In Europa si confrontano linee diverse su sistemi politici e modelli sociali

Macron e i “liberal” diffidano dell'autocrazia e dei regimi sovranisti, ovvero del fantasma dell’Europa dei conservatori.Quella della Meloni appare la ricerca di una rivincita sulla storia del Novecento. In realtà, l’Occidente vive una transizione verso l’ignoto.

Guido Bodrato

Nell’autunno del 2002, se ricordo bene, ho commentato un confronto sull’Europa, allora alle soglie dell’allargamento dei suoi confini ad Est, tra Letta e Caracciolo: il primo ottimista sull’avvenire dell’Europa di Maastricht e dell’Euro, il secondo dubbioso, se non critico e pessimista, sul futuro dell’Europa politica. Letta attendeva la vittoria del sogno federalista, del primato delle istituzioni europee – Commissione e Parlamento di Strasburgo – sul potere del Consiglio dei governi. Caracciolo temeva che, con l’allargamento dell’Unione ad Est, si sarebbero allentati i vincoli comunitari.

Sono passati più di vent’anni. Il Parlamento di Strasburgo continua ad applaudire tutto ciò che evoca il sogno federalista; ma Letta – in ritorno a Parigi dopo il tramonto dell’avventura del Pd – sa che questo Parlamento europeo, e ciò che sopravvive alle tradizionali famiglie della Comunità dei padri fondatori, dovranno ormai lavorare per la costruzione di una Confederazione, cioè di una Europa che resista alle tentazioni sovraniste, e al fatto che l’Europa di Zalenscky è ormai un’area politica con confini sempre più incerti e con pilastri (economici e politici) sempre più affidati ad alcuni paesi (Germania e Francia). Questidebbono competere con l’egemonia economica e politica degli Stati Uniti, i quali a loro volta sono impegnati in una sfida senza regole con imperi continentali (Russia e Cina) che stanno vivendo una transizione da un secolo ad unaltro secolo. Niente dura sempre.

E Caracciolo quest’oggi [ieri per chi legge, ndr] si pone su “La Stampa” domande – non solo di politica internazionale – ancora senza risposte. Che però, se posso azzardare una riflessione, mettono a confronto la strategia di Macron, comunque post-gollista, con quella di Giorgia Meloni, che pensa invece ad un rilancio in Europa del modello gollista, di un regime autoritario su cui costruire “l’Europa dei conservatori”dopo quella del compromesso social-popolare (riformista) che ha retto per quasi settant’anni, ma ora è messo in discussione proprio dall’allargamento, vale a dire dal suo apparente successo.  

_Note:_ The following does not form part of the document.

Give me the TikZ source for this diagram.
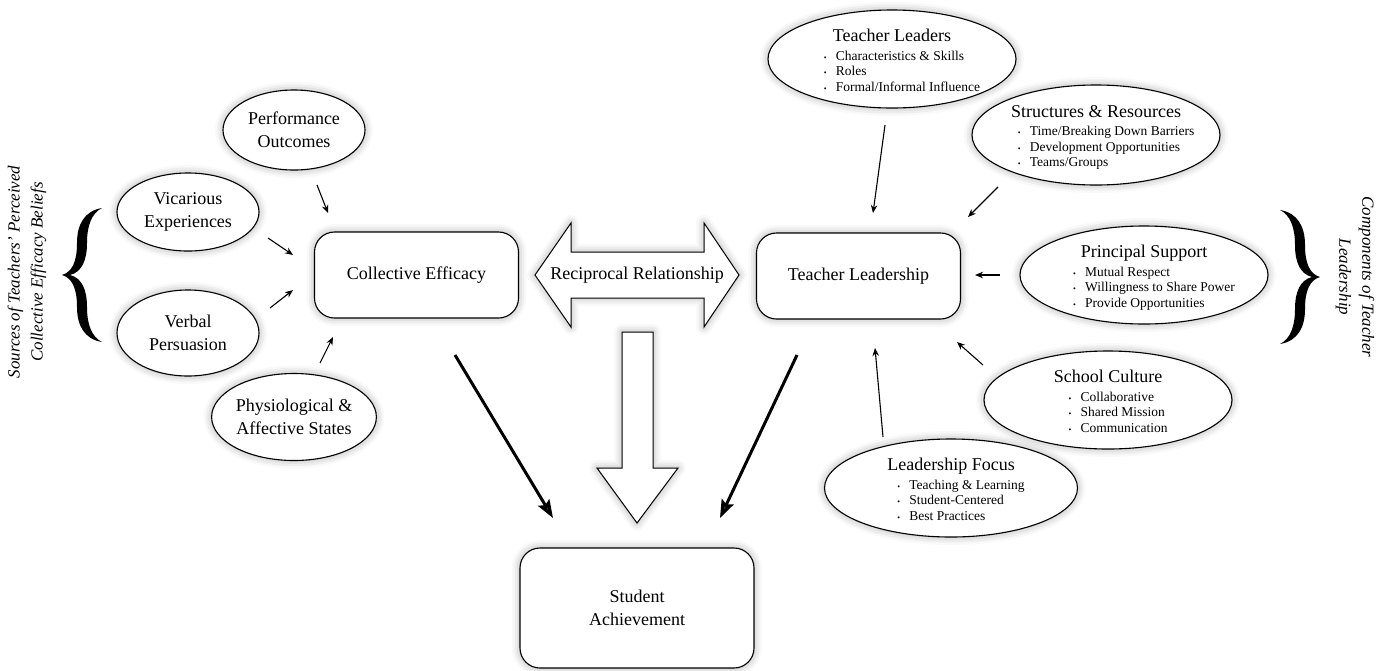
\documentclass[tikz,border=0pt]{standalone}
\usepackage{fontspec}
\setmainfont{Liberation Serif}
\usetikzlibrary{arrows.meta,shapes.geometric,shadows.blur}

\newcommand\titlefont{\fontsize{18}{23}\selectfont}
\newcommand\itemfont{\fontsize{13.5}{15.5}\selectfont}
\newcommand\bul{\makebox[12pt][l]{\fontsize{8}{8}\selectfont\textbullet}}
% zero-size box, so the ellipse keeps its own size
\newcommand\ovaltext[4]{\raisebox{-7pt}[0pt][0pt]{\makebox[0pt]{%
  \begin{tabular}{@{}c@{}}{\titlefont #1}\\[3pt]
  \hspace*{20pt}\begin{tabular}[t]{@{}l@{}}\bul #2\\ \bul #3\\ \bul #4\end{tabular}\end{tabular}}}}

\tikzset{
  glow/.style={blur shadow={shadow xshift=0pt,shadow yshift=0pt,
      shadow blur radius=8pt,shadow opacity=35}},
  source/.style={ellipse,draw,line width=1.1pt,fill=white,glow,
      minimum width=142pt,minimum height=82pt,inner sep=0pt,align=center,font=\titlefont},
  component/.style={ellipse,draw,line width=1.1pt,fill=white,glow,
      minimum width=248pt,minimum height=98pt,inner sep=0pt,font=\itemfont},
  mainbox/.style={rectangle,rounded corners=20pt,draw,line width=1.1pt,fill=white,glow,
      minimum width=204pt,minimum height=86pt,align=center,font=\titlefont},
  feed/.style={-{Stealth[length=8pt,width=6.5pt]},line width=1.1pt},
  impact/.style={-{Stealth[length=18pt,width=13pt,inset=3pt]},line width=3pt},
  blockarrow/.style={draw,line width=1pt,fill=white,glow},
  sidelabel/.style={align=center,font=\fontsize{17}{23}\selectfont\itshape},
  bracefig/.pic={
    \fill (40,-67) .. controls (22,-64) and (15,-50) .. (15,-32)
      .. controls (15,-13) and (10,-3) .. (0,0)
      .. controls (10,3) and (15,13) .. (15,32)
      .. controls (15,50) and (22,64) .. (40,67)
      .. controls (30,62) and (25,50) .. (25,32)
      .. controls (25,15) and (20,3) .. (8,0)
      .. controls (20,-3) and (25,-15) .. (25,-32)
      .. controls (25,-50) and (30,-62) .. (40,-67) -- cycle;
  }
}

\begin{document}
\begin{tikzpicture}[x=1pt,y=-1pt]
    \useasboundingbox (0,0) rectangle (1383,670);

    % sources of collective efficacy
    \node[source,minimum height=80pt] (perf) at (294,130) {Performance\\Outcomes};
    \node[source,minimum height=78pt] (vic) at (188,212) {Vicarious\\Experiences};
    \node[source,minimum height=86pt] (verb) at (188,333) {Verbal\\Persuasion};
    \node[source,minimum height=87pt] (phys) at (294,417) {Physiological \&\\Affective States};

    % main boxes
    \node[mainbox] (ce) at (416.5,275) {Collective Efficacy};
    \node[mainbox] (tlead) at (858.5,276) {Teacher Leadership};
    \node[mainbox,minimum width=234pt,minimum height=120pt] (sa) at (637,608) {Student\\Achievement};

    % components of teacher leadership
    \node[component] (tl) at (892,59)
        {\ovaltext{Teacher Leaders}{Characteristics \& Skills}{Roles}{Formal/Informal Influence}};
    \node[component,minimum height=100pt] (sr) at (1096,135)
        {\ovaltext{Structures \& Resources}{Time/Breaking Down Barriers}{Development Opportunities}{Teams/Groups}};
    \node[component] (ps) at (1144,275)
        {\ovaltext{Principal Support}{Mutual Respect}{Willingness to Share Power}{Provide Opportunities}};
    \node[component] (sc) at (1108,400)
        {\ovaltext{School Culture}{Collaborative}{Shared Mission}{Communication}};
    \node[component,minimum width=253pt] (lf) at (951,488)
        {\ovaltext{Leadership Focus}{Teaching \& Learning}{Student-Centered}{Best Practices}};

    % block arrows
    \draw[blockarrow] (535,275) -- (571,223) -- (571,252) -- (704,252) -- (704,223)
        -- (739,275) -- (704,327) -- (704,298) -- (571,298) -- (571,327) -- cycle;
    \node[font=\titlefont] (recip) at (637,275) {Reciprocal Relationship};
    \draw[blockarrow] (622,332) -- (653,332) -- (653,468) -- (678,468) -- (637,523)
        -- (597,468) -- (622,468) -- cycle;

    % arrow ends
    \coordinate (perf-a) at (317,185);  \coordinate (perf-b) at (328,213);
    \coordinate (vic-a) at (268,238);   \coordinate (vic-b) at (293,255);
    \coordinate (verb-a) at (270,308);  \coordinate (verb-b) at (293,290);
    \coordinate (phys-a) at (320,363);  \coordinate (phys-b) at (333,337);
    \coordinate (tl-a) at (885,125);    \coordinate (tl-b) at (873,213);
    \coordinate (sr-a) at (998,187);    \coordinate (sr-b) at (968,217);
    \coordinate (ps-a) at (1000,275);   \coordinate (ps-b) at (975,275);
    \coordinate (sc-a) at (983,365);    \coordinate (sc-b) at (957,342);
    \coordinate (lf-a) at (883,437);    \coordinate (lf-b) at (875,348);
    \coordinate (ce-a) at (455,355);    \coordinate (ce-b) at (553,518);
    \coordinate (tlead-a) at (797,355); \coordinate (tlead-b) at (720,518);

    \foreach \n in {perf,vic,verb,phys,tl,sr,ps,sc,lf}
        \draw[feed] (\n-a) -- (\n-b);
    \draw[impact] (ce-a) -- (ce-b);
    \draw[impact] (tlead-a) -- (tlead-b);

    % braces and side labels
    \pic at (62,275) {bracefig};
    \pic[xscale=-1] at (1320,277) {bracefig};
    \node[sidelabel,rotate=90] (srclab) at (27,272)
        {Sources of Teachers' Perceived\\Collective Efficacy Beliefs};
    \node[sidelabel,rotate=-90] (complab) at (1355,277)
        {Components of Teacher\\Leadership};
\end{tikzpicture}
\end{document}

Questa sarebbe la causa “politica” del contrasto tra Meloni e Macron, secondo i Fratelli d’Italia. Il conflitto contro Putin per Macron sarebbe in qualche modo una battaglia per la libertà degli europei, contro un’autocrazia orientale, illiberale; quella che la Meloni sostiene (dall’alto delle autorevoli spalle di Biden?) appare invece la ricerca di una rivincita sulla storia del Novecento, in un conflitto tra armate che si era imposto come guerra di civiltà tra opposti regimi nell’inverno del ‘45…con la battaglia di Leningrado.

Una provocazione? Eppure, Macron e i “liberal” diffidano dell’autocrazia e dei regimi sovranisti, ovvero del fantasma dell’Europa dei conservatori. Perché? Anche dallo scioglimento di nodi dimenticati, dal modo di ripensarli, può dipendere il futuro dell’Europa.

Di questo, a porte chiuse, Parigi e Berlino sembrano discutere; mentre anche l’America liberal sta ridiscutendo le debolezze della sua radice democratica, per archiviare e dimenticare l’incubo Trump e fare rivivere i principi di una rivoluzione liberale che la globalizzazione dell’economia e una rivoluzione post-industriale stanno mettendo alla prova, poiché con la competitività dei diversi sistemi economici crescono anche le diseguaglianze sociali e crescono i contrasti. Viviamo un tempo che rinnova  anche in Europa il confronto tra sistemi politici, tra modelli di società. Anche a questa transizione verso l’ignoto, dovremmo pensare poiché tutto si tiene, soprattutto in democrazia, dove contano il consenso e la trasparenza.